Recorded information
####################
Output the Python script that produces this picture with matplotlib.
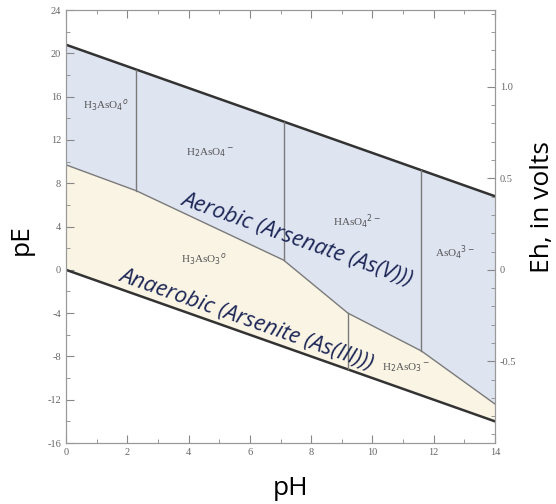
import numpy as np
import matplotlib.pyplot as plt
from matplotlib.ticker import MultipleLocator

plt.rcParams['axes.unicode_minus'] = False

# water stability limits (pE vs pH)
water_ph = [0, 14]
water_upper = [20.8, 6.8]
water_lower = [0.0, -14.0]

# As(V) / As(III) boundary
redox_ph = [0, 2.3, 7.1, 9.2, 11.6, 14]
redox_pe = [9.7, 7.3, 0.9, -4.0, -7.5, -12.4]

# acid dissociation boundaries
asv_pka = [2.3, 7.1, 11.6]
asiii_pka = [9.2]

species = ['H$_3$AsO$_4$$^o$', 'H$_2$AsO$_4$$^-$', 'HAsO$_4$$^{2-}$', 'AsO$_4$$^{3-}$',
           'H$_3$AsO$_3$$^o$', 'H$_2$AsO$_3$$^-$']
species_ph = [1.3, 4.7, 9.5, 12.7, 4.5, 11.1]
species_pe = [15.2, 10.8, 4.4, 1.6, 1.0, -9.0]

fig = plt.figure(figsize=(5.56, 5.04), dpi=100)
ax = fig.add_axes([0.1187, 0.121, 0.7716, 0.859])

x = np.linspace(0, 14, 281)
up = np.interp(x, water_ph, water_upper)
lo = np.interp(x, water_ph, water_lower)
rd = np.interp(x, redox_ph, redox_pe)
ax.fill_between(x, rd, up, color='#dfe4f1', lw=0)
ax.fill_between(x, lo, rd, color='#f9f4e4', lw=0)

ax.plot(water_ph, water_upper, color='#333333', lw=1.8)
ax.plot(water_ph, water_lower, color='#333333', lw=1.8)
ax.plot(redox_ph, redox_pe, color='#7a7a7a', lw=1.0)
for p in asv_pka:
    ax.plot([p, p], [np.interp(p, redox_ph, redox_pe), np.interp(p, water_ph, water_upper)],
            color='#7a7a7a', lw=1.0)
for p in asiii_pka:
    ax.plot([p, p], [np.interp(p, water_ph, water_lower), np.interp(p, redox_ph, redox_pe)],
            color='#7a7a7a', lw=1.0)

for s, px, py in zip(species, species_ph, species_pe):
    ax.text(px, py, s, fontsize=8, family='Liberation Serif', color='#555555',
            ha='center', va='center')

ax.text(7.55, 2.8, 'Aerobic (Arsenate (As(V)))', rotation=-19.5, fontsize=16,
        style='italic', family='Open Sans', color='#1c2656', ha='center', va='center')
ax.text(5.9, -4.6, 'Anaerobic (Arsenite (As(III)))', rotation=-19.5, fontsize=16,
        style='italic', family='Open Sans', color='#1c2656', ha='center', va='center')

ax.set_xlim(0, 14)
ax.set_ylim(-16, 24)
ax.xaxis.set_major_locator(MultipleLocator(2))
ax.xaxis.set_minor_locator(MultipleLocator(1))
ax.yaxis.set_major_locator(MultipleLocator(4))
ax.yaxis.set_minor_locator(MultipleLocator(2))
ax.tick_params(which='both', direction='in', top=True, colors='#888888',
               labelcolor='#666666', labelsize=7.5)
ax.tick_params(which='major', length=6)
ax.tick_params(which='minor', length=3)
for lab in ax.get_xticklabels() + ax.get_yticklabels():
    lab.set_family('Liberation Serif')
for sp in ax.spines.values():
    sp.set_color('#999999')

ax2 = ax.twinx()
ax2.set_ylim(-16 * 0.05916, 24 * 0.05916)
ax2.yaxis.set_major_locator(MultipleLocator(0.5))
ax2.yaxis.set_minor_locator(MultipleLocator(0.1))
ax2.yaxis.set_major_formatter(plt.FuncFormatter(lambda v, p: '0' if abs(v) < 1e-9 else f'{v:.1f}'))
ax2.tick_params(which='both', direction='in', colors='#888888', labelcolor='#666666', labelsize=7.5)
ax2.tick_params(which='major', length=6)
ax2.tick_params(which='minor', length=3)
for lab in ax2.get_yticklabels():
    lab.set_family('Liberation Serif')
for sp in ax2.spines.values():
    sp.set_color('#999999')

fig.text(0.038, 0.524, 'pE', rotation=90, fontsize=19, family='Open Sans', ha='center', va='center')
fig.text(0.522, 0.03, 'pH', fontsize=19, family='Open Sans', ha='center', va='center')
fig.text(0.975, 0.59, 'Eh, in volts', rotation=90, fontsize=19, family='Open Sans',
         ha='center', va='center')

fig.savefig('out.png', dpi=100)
####################
Your objective
Leave the pictures out and copy the rest of the data exactly.

The reply
Output the Python script that produces this picture with matplotlib.
import numpy as np
import matplotlib.pyplot as plt
from matplotlib.ticker import MultipleLocator

plt.rcParams['axes.unicode_minus'] = False

# water stability limits (pE vs pH)
water_ph = [0, 14]
water_upper = [20.8, 6.8]
water_lower = [0.0, -14.0]

# As(V) / As(III) boundary
redox_ph = [0, 2.3, 7.1, 9.2, 11.6, 14]
redox_pe = [9.7, 7.3, 0.9, -4.0, -7.5, -12.4]

# acid dissociation boundaries
asv_pka = [2.3, 7.1, 11.6]
asiii_pka = [9.2]

species = ['H$_3$AsO$_4$$^o$', 'H$_2$AsO$_4$$^-$', 'HAsO$_4$$^{2-}$', 'AsO$_4$$^{3-}$',
           'H$_3$AsO$_3$$^o$', 'H$_2$AsO$_3$$^-$']
species_ph = [1.3, 4.7, 9.5, 12.7, 4.5, 11.1]
species_pe = [15.2, 10.8, 4.4, 1.6, 1.0, -9.0]

fig = plt.figure(figsize=(5.56, 5.04), dpi=100)
ax = fig.add_axes([0.1187, 0.121, 0.7716, 0.859])

x = np.linspace(0, 14, 281)
up = np.interp(x, water_ph, water_upper)
lo = np.interp(x, water_ph, water_lower)
rd = np.interp(x, redox_ph, redox_pe)
ax.fill_between(x, rd, up, color='#dfe4f1', lw=0)
ax.fill_between(x, lo, rd, color='#f9f4e4', lw=0)

ax.plot(water_ph, water_upper, color='#333333', lw=1.8)
ax.plot(water_ph, water_lower, color='#333333', lw=1.8)
ax.plot(redox_ph, redox_pe, color='#7a7a7a', lw=1.0)
for p in asv_pka:
    ax.plot([p, p], [np.interp(p, redox_ph, redox_pe), np.interp(p, water_ph, water_upper)],
            color='#7a7a7a', lw=1.0)
for p in asiii_pka:
    ax.plot([p, p], [np.interp(p, water_ph, water_lower), np.interp(p, redox_ph, redox_pe)],
            color='#7a7a7a', lw=1.0)

for s, px, py in zip(species, species_ph, species_pe):
    ax.text(px, py, s, fontsize=8, family='Liberation Serif', color='#555555',
            ha='center', va='center')

ax.text(7.55, 2.8, 'Aerobic (Arsenate (As(V)))', rotation=-19.5, fontsize=16,
        style='italic', family='Open Sans', color='#1c2656', ha='center', va='center')
ax.text(5.9, -4.6, 'Anaerobic (Arsenite (As(III)))', rotation=-19.5, fontsize=16,
        style='italic', family='Open Sans', color='#1c2656', ha='center', va='center')

ax.set_xlim(0, 14)
ax.set_ylim(-16, 24)
ax.xaxis.set_major_locator(MultipleLocator(2))
ax.xaxis.set_minor_locator(MultipleLocator(1))
ax.yaxis.set_major_locator(MultipleLocator(4))
ax.yaxis.set_minor_locator(MultipleLocator(2))
ax.tick_params(which='both', direction='in', top=True, colors='#888888',
               labelcolor='#666666', labelsize=7.5)
ax.tick_params(which='major', length=6)
ax.tick_params(which='minor', length=3)
for lab in ax.get_xticklabels() + ax.get_yticklabels():
    lab.set_family('Liberation Serif')
for sp in ax.spines.values():
    sp.set_color('#999999')

ax2 = ax.twinx()
ax2.set_ylim(-16 * 0.05916, 24 * 0.05916)
ax2.yaxis.set_major_locator(MultipleLocator(0.5))
ax2.yaxis.set_minor_locator(MultipleLocator(0.1))
ax2.yaxis.set_major_formatter(plt.FuncFormatter(lambda v, p: '0' if abs(v) < 1e-9 else f'{v:.1f}'))
ax2.tick_params(which='both', direction='in', colors='#888888', labelcolor='#666666', labelsize=7.5)
ax2.tick_params(which='major', length=6)
ax2.tick_params(which='minor', length=3)
for lab in ax2.get_yticklabels():
    lab.set_family('Liberation Serif')
for sp in ax2.spines.values():
    sp.set_color('#999999')

fig.text(0.038, 0.524, 'pE', rotation=90, fontsize=19, family='Open Sans', ha='center', va='center')
fig.text(0.522, 0.03, 'pH', fontsize=19, family='Open Sans', ha='center', va='center')
fig.text(0.975, 0.59, 'Eh, in volts', rotation=90, fontsize=19, family='Open Sans',
         ha='center', va='center')

fig.savefig('out.png', dpi=100)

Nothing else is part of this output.